» Supplied material
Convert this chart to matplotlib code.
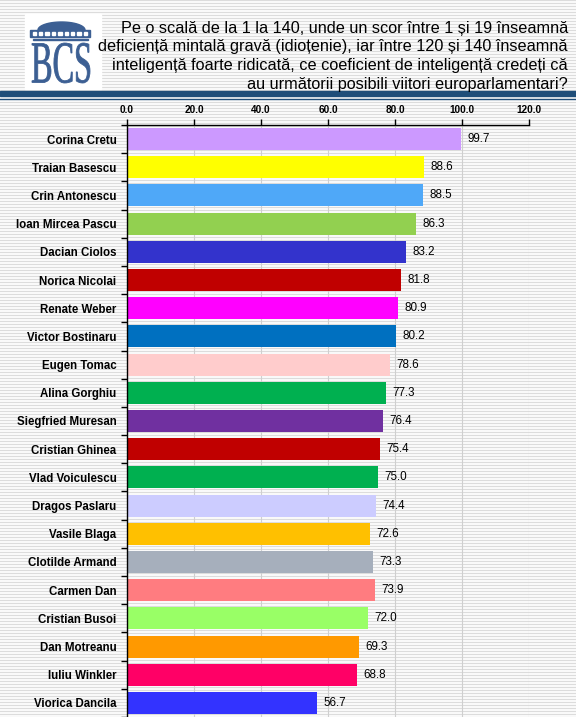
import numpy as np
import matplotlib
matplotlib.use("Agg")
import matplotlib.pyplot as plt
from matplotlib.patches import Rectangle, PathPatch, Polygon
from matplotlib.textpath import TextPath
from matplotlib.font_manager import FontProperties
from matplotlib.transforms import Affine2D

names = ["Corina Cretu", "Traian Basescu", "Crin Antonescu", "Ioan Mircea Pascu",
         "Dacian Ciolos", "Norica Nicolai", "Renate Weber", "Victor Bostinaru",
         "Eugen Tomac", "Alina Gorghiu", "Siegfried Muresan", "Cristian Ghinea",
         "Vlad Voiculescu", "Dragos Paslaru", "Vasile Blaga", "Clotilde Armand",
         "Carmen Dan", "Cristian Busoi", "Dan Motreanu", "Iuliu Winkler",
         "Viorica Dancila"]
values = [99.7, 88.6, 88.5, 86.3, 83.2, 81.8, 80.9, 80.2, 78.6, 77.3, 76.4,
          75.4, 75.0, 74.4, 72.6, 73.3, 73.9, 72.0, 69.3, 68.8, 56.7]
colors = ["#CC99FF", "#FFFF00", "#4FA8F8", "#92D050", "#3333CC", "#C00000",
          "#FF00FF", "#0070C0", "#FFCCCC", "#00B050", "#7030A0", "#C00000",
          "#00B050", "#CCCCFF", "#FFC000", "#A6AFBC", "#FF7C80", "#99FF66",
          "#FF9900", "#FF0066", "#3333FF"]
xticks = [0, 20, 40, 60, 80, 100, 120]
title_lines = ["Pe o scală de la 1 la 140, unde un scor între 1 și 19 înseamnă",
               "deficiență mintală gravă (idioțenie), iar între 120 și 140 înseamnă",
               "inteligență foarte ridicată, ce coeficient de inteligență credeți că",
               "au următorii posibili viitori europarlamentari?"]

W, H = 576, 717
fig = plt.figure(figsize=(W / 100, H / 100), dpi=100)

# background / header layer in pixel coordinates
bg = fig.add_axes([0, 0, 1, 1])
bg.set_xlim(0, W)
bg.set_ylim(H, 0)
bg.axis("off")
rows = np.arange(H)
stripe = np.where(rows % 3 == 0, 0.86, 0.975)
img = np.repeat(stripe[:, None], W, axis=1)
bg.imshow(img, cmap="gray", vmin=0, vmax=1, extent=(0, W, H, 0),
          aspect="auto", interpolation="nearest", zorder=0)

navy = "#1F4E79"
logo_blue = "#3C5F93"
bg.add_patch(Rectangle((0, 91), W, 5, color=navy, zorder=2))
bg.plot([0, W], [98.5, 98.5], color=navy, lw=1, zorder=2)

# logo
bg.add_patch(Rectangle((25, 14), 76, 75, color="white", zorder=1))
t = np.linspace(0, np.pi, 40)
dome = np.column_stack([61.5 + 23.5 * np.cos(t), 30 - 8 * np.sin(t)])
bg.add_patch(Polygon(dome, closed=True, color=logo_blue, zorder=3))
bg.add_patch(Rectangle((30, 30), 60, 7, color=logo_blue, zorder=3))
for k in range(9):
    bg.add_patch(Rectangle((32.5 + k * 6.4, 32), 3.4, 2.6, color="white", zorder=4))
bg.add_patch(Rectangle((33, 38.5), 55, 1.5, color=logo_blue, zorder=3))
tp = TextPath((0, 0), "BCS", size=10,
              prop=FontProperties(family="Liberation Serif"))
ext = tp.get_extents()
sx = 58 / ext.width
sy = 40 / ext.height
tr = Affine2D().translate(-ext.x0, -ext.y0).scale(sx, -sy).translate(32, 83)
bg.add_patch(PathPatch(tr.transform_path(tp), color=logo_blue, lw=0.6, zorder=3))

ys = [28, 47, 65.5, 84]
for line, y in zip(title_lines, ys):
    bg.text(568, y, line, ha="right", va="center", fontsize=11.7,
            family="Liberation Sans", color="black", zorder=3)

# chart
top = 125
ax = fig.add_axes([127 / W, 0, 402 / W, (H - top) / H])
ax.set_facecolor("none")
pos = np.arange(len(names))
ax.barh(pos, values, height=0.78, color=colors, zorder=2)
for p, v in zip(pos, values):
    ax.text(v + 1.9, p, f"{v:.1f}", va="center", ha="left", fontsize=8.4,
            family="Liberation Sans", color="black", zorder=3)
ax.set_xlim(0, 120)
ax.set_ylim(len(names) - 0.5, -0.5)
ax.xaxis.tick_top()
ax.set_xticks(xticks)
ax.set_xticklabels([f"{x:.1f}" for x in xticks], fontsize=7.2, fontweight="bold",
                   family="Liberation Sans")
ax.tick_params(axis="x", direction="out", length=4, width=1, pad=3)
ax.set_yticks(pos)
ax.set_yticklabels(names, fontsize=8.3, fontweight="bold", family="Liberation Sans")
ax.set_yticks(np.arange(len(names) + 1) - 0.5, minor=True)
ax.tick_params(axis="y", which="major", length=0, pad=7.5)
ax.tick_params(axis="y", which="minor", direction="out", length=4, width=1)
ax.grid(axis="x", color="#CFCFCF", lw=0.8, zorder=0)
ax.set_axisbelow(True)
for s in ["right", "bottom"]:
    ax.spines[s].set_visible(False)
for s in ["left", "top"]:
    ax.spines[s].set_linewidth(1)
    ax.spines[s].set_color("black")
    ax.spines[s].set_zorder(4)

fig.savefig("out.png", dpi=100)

» Objective
Without the pictures, return the listing above from its first line through the line that has "from matplotlib.transforms import Affine2D".

» Final answer
Convert this chart to matplotlib code.
import numpy as np
import matplotlib
matplotlib.use("Agg")
import matplotlib.pyplot as plt
from matplotlib.patches import Rectangle, PathPatch, Polygon
from matplotlib.textpath import TextPath
from matplotlib.font_manager import FontProperties
from matplotlib.transforms import Affine2D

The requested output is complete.